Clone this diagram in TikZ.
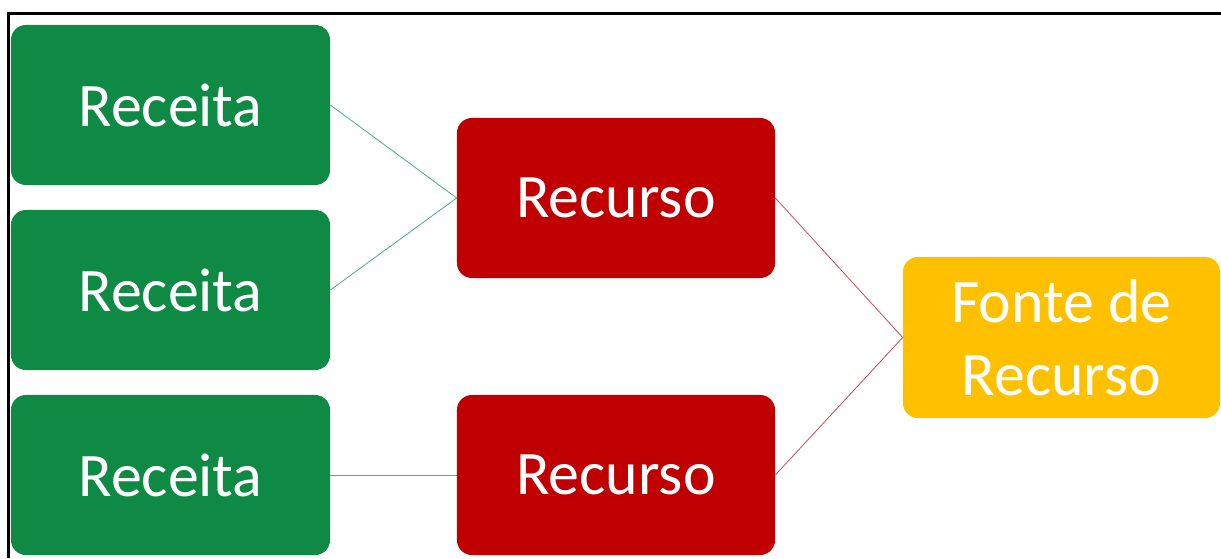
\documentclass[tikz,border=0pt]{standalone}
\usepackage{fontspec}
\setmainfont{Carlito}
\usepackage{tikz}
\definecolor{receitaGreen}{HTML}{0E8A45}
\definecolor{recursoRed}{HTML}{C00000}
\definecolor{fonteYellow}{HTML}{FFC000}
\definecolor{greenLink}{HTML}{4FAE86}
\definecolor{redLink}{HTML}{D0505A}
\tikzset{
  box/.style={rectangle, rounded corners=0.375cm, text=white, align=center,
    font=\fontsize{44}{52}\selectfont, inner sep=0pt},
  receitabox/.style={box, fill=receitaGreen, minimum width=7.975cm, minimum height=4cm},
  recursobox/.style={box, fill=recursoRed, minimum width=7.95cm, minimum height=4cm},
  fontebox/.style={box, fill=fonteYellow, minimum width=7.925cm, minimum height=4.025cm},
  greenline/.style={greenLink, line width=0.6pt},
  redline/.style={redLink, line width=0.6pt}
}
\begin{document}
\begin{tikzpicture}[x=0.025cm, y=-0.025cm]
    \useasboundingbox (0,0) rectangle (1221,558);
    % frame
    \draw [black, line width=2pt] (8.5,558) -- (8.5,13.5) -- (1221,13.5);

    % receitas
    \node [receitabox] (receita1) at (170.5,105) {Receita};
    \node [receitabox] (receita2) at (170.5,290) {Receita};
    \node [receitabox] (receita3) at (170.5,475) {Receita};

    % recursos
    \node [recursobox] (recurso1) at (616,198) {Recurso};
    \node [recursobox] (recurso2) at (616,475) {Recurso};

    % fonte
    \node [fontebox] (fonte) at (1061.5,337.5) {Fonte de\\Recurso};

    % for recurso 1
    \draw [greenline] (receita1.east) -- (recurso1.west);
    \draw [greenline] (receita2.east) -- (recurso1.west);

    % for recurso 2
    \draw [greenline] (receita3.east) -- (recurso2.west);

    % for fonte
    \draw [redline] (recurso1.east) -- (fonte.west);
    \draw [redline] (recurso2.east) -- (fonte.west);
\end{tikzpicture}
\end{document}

────────────────────

EXERCISE
Would you reproduce the lines above, from the very first through the line containing "(receita3.east) -- (recurso2.west);", exactly and without the pictures?

EXERCISE RESULT
Clone this diagram in TikZ.
\documentclass[tikz,border=0pt]{standalone}
\usepackage{fontspec}
\setmainfont{Carlito}
\usepackage{tikz}
\definecolor{receitaGreen}{HTML}{0E8A45}
\definecolor{recursoRed}{HTML}{C00000}
\definecolor{fonteYellow}{HTML}{FFC000}
\definecolor{greenLink}{HTML}{4FAE86}
\definecolor{redLink}{HTML}{D0505A}
\tikzset{
  box/.style={rectangle, rounded corners=0.375cm, text=white, align=center,
    font=\fontsize{44}{52}\selectfont, inner sep=0pt},
  receitabox/.style={box, fill=receitaGreen, minimum width=7.975cm, minimum height=4cm},
  recursobox/.style={box, fill=recursoRed, minimum width=7.95cm, minimum height=4cm},
  fontebox/.style={box, fill=fonteYellow, minimum width=7.925cm, minimum height=4.025cm},
  greenline/.style={greenLink, line width=0.6pt},
  redline/.style={redLink, line width=0.6pt}
}
\begin{document}
\begin{tikzpicture}[x=0.025cm, y=-0.025cm]
    \useasboundingbox (0,0) rectangle (1221,558);
    % frame
    \draw [black, line width=2pt] (8.5,558) -- (8.5,13.5) -- (1221,13.5);

    % receitas
    \node [receitabox] (receita1) at (170.5,105) {Receita};
    \node [receitabox] (receita2) at (170.5,290) {Receita};
    \node [receitabox] (receita3) at (170.5,475) {Receita};

    % recursos
    \node [recursobox] (recurso1) at (616,198) {Recurso};
    \node [recursobox] (recurso2) at (616,475) {Recurso};

    % fonte
    \node [fontebox] (fonte) at (1061.5,337.5) {Fonte de\\Recurso};

    % for recurso 1
    \draw [greenline] (receita1.east) -- (recurso1.west);
    \draw [greenline] (receita2.east) -- (recurso1.west);

    % for recurso 2
    \draw [greenline] (receita3.east) -- (recurso2.west);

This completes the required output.